Thursday, November 30, 2006

Book #47 - The History of Love

by Nicole Krauss

Shortlisted for the Orange Prize for Fiction 2006
Fourteen-year-old Alma Singer is trying to find a cure for her mother’s loneliness. Believing that she might discover it in an old book her mother is lovingly translating, she sets out in search of its author. Across New York an old man named Leo Gursky is trying to survive a little bit longer. He spends his days dreaming of the lost love who, sixty years ago in Poland, inspired him to write a book. And although he doesn’t know it yet, that book also survived: crossing oceans and generations, and changing lives…
When I started reading about Leo and Alma in The History of Love, I couldn’t help but to be reminded of Siri Hustvedt’s What I Loved with its aging Jewish man, writing his memoirs, also called Leo. Then there was the young Alma in Oates’ The Tattooed Girl, working for an eccentric Jewish one-time novelist, told in alternating points of view. All 3 books were set in New York too. Is it a common theme for women authors to write about old Jewish men in New York? Of course that’s totally simplifying things and all 3 books were very well-written; I enjoyed them immensely. It just struck me as an interesting overlap of ideas in books I've read in the last couple of years.

For me,
The History of Love, was the slightest of these three, it didn’t move me as the other two did, but it was still a beautiful book about coping with loss, and “about the way in which books can change people’s lives” (from Guardian Interview).

I loved Leo’s sections, sadly funny, as he spills his coffee, or his change, or models nude for a drawing class, all to keep from dying on a day when he went unseen. A very memorable character.

It took me to at least halfway through the book before I started to see how the various threads might come together and it’s definitely a book that would suit rereading. I’m sure I’d get more out of it a second time. I have yet to read either of Foer’s books, although I plan to, so it’ll be interesting to see the similarities there that the critics have made much of.

My Rating: 4/5
“So many words get lost. They leave the mouth and lose their courage, wandering aimlessly until they are swept into the gutter like dead leaves.”


  1. I just bought this book so glad to hear from yet another source that it's a worthwhile read.

  2. Terrific review. You write well, so concise and using just the right word. I'm envious. You probably already know this, but The History of Love is one of my favorite books of all time. I haven't read the two you referred to, but I'm adding them to my list.
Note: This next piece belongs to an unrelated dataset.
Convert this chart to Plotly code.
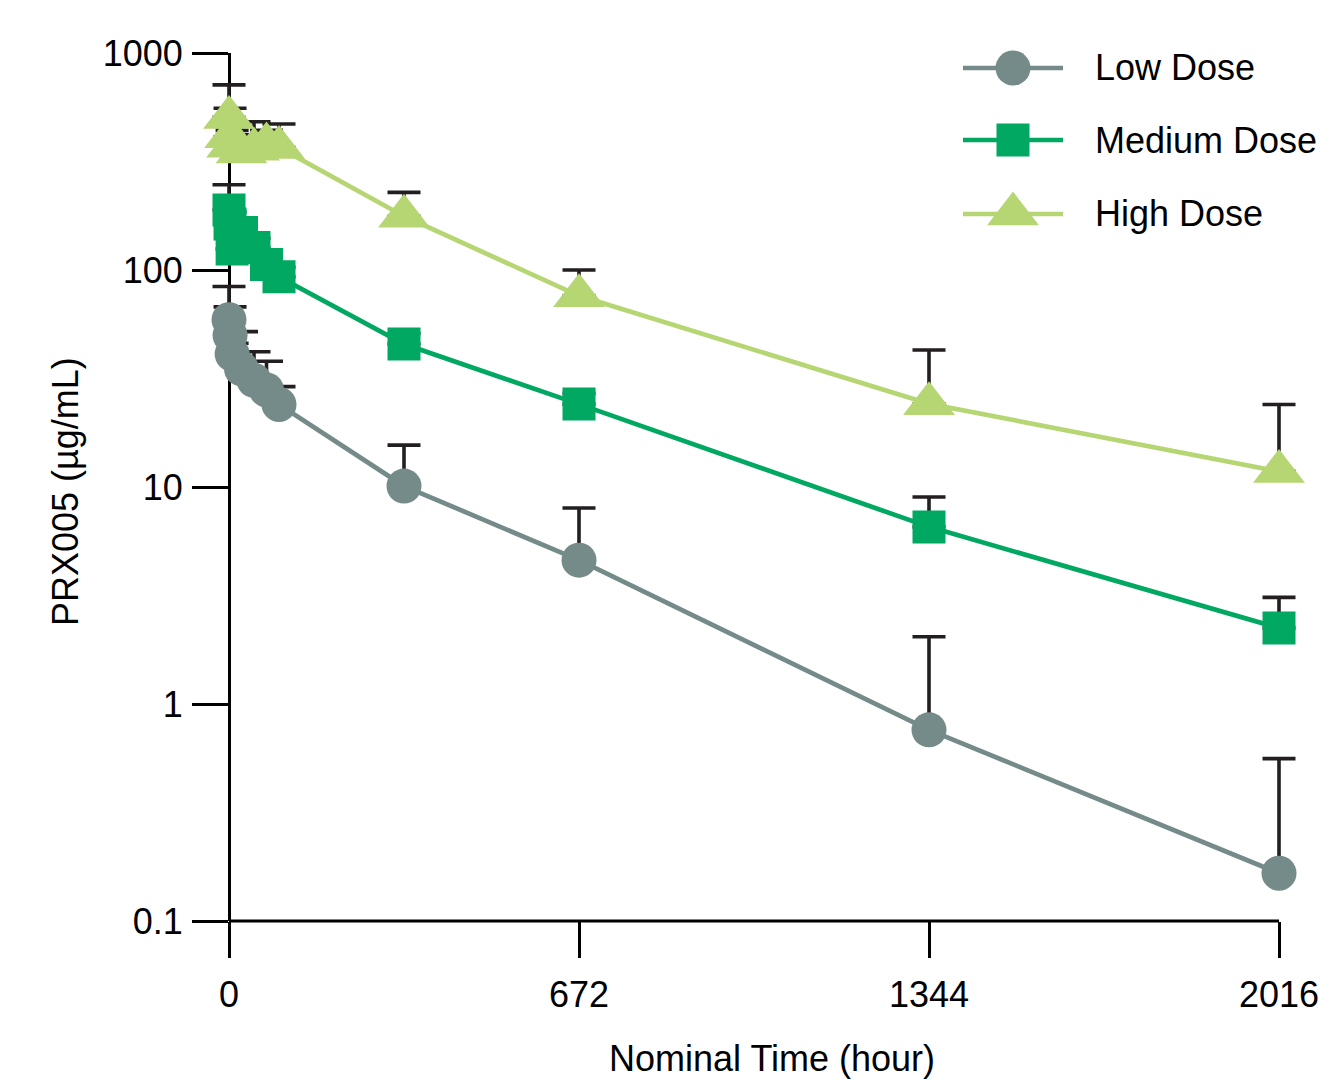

  3. Lesley, it's definitely worth the read. Hope you enjoy it when you get to it.

    booklogged, aww you're too kind. I'm not very good at writing reviews and often struggle over what to say, so thank you.
    Not everyone likes Oates but I quite like dark sometimes. What I Loved by Hustvedt was really good. I think you might like it. There's a lot there, lots of layers. It's another one I really should read again sometime. The History of Love also reminded me a bit of Paul Auster's writing. Have you read anything of his?

  4. This one's still on my wish list. Fabulous review, Nat. Now you've made me even more anxious to read the book (and I didn't think that was possible). I've yet to read What I Loved, but I have a copy of it. Will try to get to that one, soon. Thanks for a terrific review!!!

  5. Nancy, so many books it's hard to fit them all in, isn't it?
    I'll be interested to hear what you think of both of them when you get to them.

  6. I've got this on my list, too! I'm itching to buy right away after reading Booklogged's and your reviews. I've also had What I Loved on my list for ages. I think it was Andi who first raved about it, but maybe it was you. Either way, they're both must reads for me. Lovely review. Thanks!

  7. I loved your review. Those little things that Joe used to do so as to not go unnoticed were just so heartbreaking. And, how funny that you had read some other books that sort of overlapped. I keep hearing about Siri H.'s book and am going to have to give that one a go.

  8. Les, Andi's been very vocal about SH so you probably heard about it from her. I've read all 3 of her fiction books and they were all good.

    Iliana, Leo was a great character. I would laugh and feel sorry for him at the same time.